With Salesforce Blockchain, admins can build and maintain networks, apps, and smart contracts or create and share blockchain objects, and layer blockchain data on top of existing sales, services, and marketing flows like search queries and process automation. Salesforce Blockchain taps the company’s Einstein AI platform, which made its debut in September 2016 and which now powers more than four billion daily predictions across over 30 bespoke services, for deployable algorithms that incorporate blockchain data in sales forecasts, predictions, and more. Companies can pull in APIs or prebuilt apps, and integrate, interact with, and add existing third-party blockchains with Salesforce.
Clients using Salesforce Blockchain include Arizona State University, which plans to create an educational network that’ll save student transcripts into records (Learner Trust Records) on a unified ledger, and life sciences contractor Iqvia, which is collaborating with Salesforce to explore blockchain technology initiatives specific to regulatory information management and drug label processing. Separately, S&P Global Ratings is leveraging Salesforce Blockchain to collate benchmarks, analytics, and data for global capital and commodity markets.

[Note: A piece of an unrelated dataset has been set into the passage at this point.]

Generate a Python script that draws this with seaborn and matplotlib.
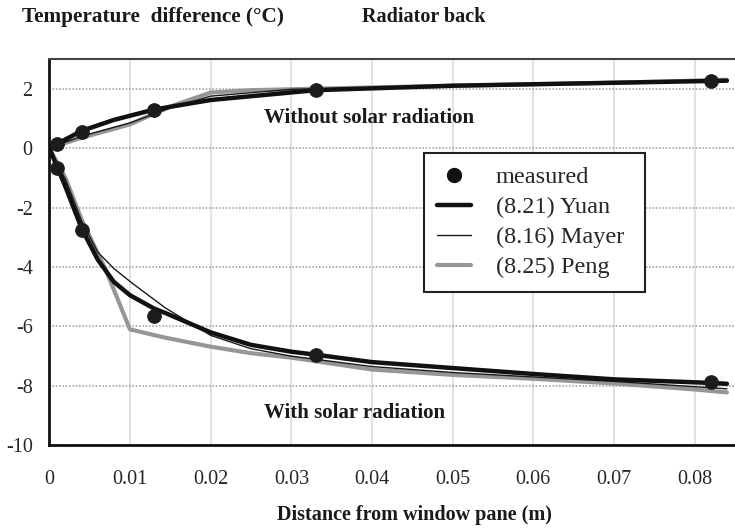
import numpy as np
import pandas as pd
import matplotlib
matplotlib.use("Agg")
import matplotlib.pyplot as plt
from matplotlib.lines import Line2D
import seaborn as sns

# Measured temperature differences at the radiator back (distance in m, °C)
meas_x = [0.001, 0.004, 0.013, 0.033, 0.082]
meas_no_solar = [0.15, 0.55, 1.28, 1.95, 2.25]
meas_solar = [-0.67, -2.75, -5.64, -6.95, -7.86]

# (8.21) Yuan model
yuan_up_x = [0, 0.001, 0.004, 0.008, 0.013, 0.02, 0.033, 0.05, 0.07, 0.084]
yuan_up_y = [0, 0.15, 0.58, 0.95, 1.3, 1.62, 1.95, 2.1, 2.2, 2.27]
yuan_lo_x = [0, 0.001, 0.002, 0.004, 0.006, 0.008, 0.01, 0.013, 0.0144, 0.02,
             0.025, 0.03, 0.033, 0.04, 0.05, 0.06, 0.07, 0.082, 0.084]
yuan_lo_y = [0, -0.65, -1.3, -2.7, -3.75, -4.5, -4.95, -5.4, -5.55, -6.2,
             -6.62, -6.85, -6.95, -7.2, -7.4, -7.6, -7.78, -7.9, -7.93]

# (8.16) Mayer model
mayer_up_x = [0, 0.004, 0.01, 0.015, 0.02, 0.03, 0.05, 0.07, 0.084]
mayer_up_y = [0, 0.4, 0.85, 1.35, 1.75, 1.98, 2.1, 2.2, 2.3]
mayer_lo_x = [0, 0.001, 0.002, 0.004, 0.006, 0.008, 0.0103, 0.0144, 0.02,
              0.025, 0.03, 0.04, 0.05, 0.06, 0.07, 0.084]
mayer_lo_y = [0, -0.55, -1.05, -2.45, -3.5, -4.05, -4.55, -5.38, -6.3,
              -6.75, -7.0, -7.35, -7.55, -7.7, -7.85, -8.1]

# (8.25) Peng model
peng_up_x = [0, 0.004, 0.01, 0.015, 0.02, 0.025, 0.033, 0.05, 0.07, 0.084]
peng_up_y = [0, 0.35, 0.8, 1.4, 1.87, 1.95, 2.0, 2.1, 2.2, 2.3]
peng_lo_x = [0, 0.002, 0.004, 0.007, 0.01, 0.0144, 0.02, 0.025, 0.03, 0.04,
             0.05, 0.06, 0.07, 0.08, 0.084]
peng_lo_y = [0, -1.0, -2.4, -4.1, -6.1, -6.38, -6.68, -6.9, -7.05, -7.45,
             -7.63, -7.76, -7.92, -8.12, -8.22]

x_ticks = [0, 0.01, 0.02, 0.03, 0.04, 0.05, 0.06, 0.07, 0.08]
x_tick_labels = ["0", "0.01", "0.02", "0.03", "0.04", "0.05", "0.06", "0.07", "0.08"]
y_ticks = [-10, -8, -6, -4, -2, 0, 2]
y_tick_labels = ["-10", "-8", "-6", "-4", "-2", "0", "2"]

labels = ["measured", "(8.21) Yuan", "(8.16) Mayer", "(8.25) Peng"]


def curves(model, up_x, up_y, lo_x, lo_y):
    return pd.concat([
        pd.DataFrame({"x": up_x, "y": up_y, "case": "no solar", "model": model}),
        pd.DataFrame({"x": lo_x, "y": lo_y, "case": "solar", "model": model}),
    ])


models = pd.concat([
    curves("Peng", peng_up_x, peng_up_y, peng_lo_x, peng_lo_y),
    curves("Mayer", mayer_up_x, mayer_up_y, mayer_lo_x, mayer_lo_y),
    curves("Yuan", yuan_up_x, yuan_up_y, yuan_lo_x, yuan_lo_y),
], ignore_index=True)
measured = pd.DataFrame({"x": meas_x + meas_x, "y": meas_no_solar + meas_solar})

sns.set_style("white")
plt.rcParams["font.family"] = ["Liberation Serif", "DejaVu Serif"]

fig = plt.figure(figsize=(7.35, 5.29), dpi=100)
ax = fig.add_axes([0.0671, 0.1582, 0.9329, 0.7303])

styles = {
    "Peng": dict(color="#969696", lw=3.0),
    "Mayer": dict(color="#1a1a1a", lw=1.0),
    "Yuan": dict(color="#111111", lw=3.2),
}
for name in ["Peng", "Mayer", "Yuan"]:
    sns.lineplot(data=models[models["model"] == name], x="x", y="y",
                 units="case", estimator=None, sort=False, ax=ax,
                 legend=False, **styles[name])

sns.scatterplot(data=measured, x="x", y="y", ax=ax, s=95, color="#1c1c1c",
                edgecolor="#1c1c1c", linewidth=0.8, zorder=5, legend=False)

ax.set_xlim(0, 0.084)
ax.set_ylim(-10, 3)
ax.set_xticks(x_ticks)
ax.set_xticklabels(x_tick_labels)
ax.set_xticks([t + 0.005 for t in x_ticks], minor=True)
ax.set_yticks(y_ticks)
ax.set_yticklabels(y_tick_labels)
ax.set_xlabel("")
ax.set_ylabel("")

ax.tick_params(axis="x", which="major", direction="in", length=6, width=1.5,
               pad=18, labelsize=14.5, color="#111111")
ax.tick_params(axis="x", which="minor", direction="in", length=5, width=1.5,
               color="#111111")
ax.tick_params(axis="y", direction="in", length=5, width=1.5, pad=12,
               labelsize=14.5, color="#111111")

ax.set_axisbelow(True)
ax.xaxis.grid(True, which="major", color="#d8d8d8", lw=1.1)
ax.yaxis.grid(True, which="major", color="#a8a8a8", lw=1.2, linestyle=(0, (1, 1)))

for side in ["left", "bottom"]:
    ax.spines[side].set_linewidth(2.0)
    ax.spines[side].set_color("#111111")
ax.spines["top"].set_linewidth(1.5)
ax.spines["top"].set_color("#444444")
ax.spines["right"].set_visible(False)

ax.text(0.02665, 1.0, "Without solar radiation", fontsize=15,
        fontweight="bold", va="center", ha="left", color="#1a1a1a")
ax.text(0.02665, -8.9, "With solar radiation", fontsize=15,
        fontweight="bold", va="center", ha="left", color="#1a1a1a")

handles = [
    Line2D([], [], ls="none", marker="o", ms=10, color="#111111"),
    Line2D([], [], color="#111111", lw=3.2),
    Line2D([], [], color="#1a1a1a", lw=1.0),
    Line2D([], [], color="#969696", lw=3.0),
]
leg = ax.legend(handles, labels, loc="upper left",
                bbox_to_anchor=(0.5464, 0.394, 0.3223, 0.3627), mode="expand",
                borderaxespad=0, fontsize=17.5, frameon=True, fancybox=False,
                handlelength=1.4, handletextpad=1.0, labelspacing=0.33,
                borderpad=0.55)
leg.get_frame().set_edgecolor("#222222")
leg.get_frame().set_linewidth(1.5)
leg.get_frame().set_alpha(1)

fig.text(22 / 735, 1 - 17 / 529, "Temperature  difference (°C)", fontsize=15.3,
         fontweight="bold", ha="left", va="center", color="#1a1a1a")
fig.text(362 / 735, 1 - 17 / 529, "Radiator back", fontsize=14.5,
         fontweight="bold", ha="left", va="center", color="#1a1a1a")
fig.text(277 / 735, 1 - 515 / 529, "Distance from window pane (m)", fontsize=14.5,
         fontweight="bold", ha="left", va="center", color="#1a1a1a")

fig.savefig("out.png", dpi=100)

“The … reviews and approval process is very time consuming and requires multiple parties to ensure each business is evaluated accurately and completely,” said S&P Global Ratings global chief commercial officer Chris Heusler. “Leveraging Salesforce Blockchain, S&P Global Ratings has created a trusted network of reviewers, where everyone can work from a shared, transparent and auditable review process — completely reinventing and expediting how we do KYC reviews for our customers.”
Salesforce Blockchain will compete to an extent with Azure Blockchain Service, Microsoft’s newly launched fully managed blockchain service, and Amazon Managed Blockchain, which became generally available earlier this month. Other rivals include IBM Blockchain, a performance-as-a-service offering.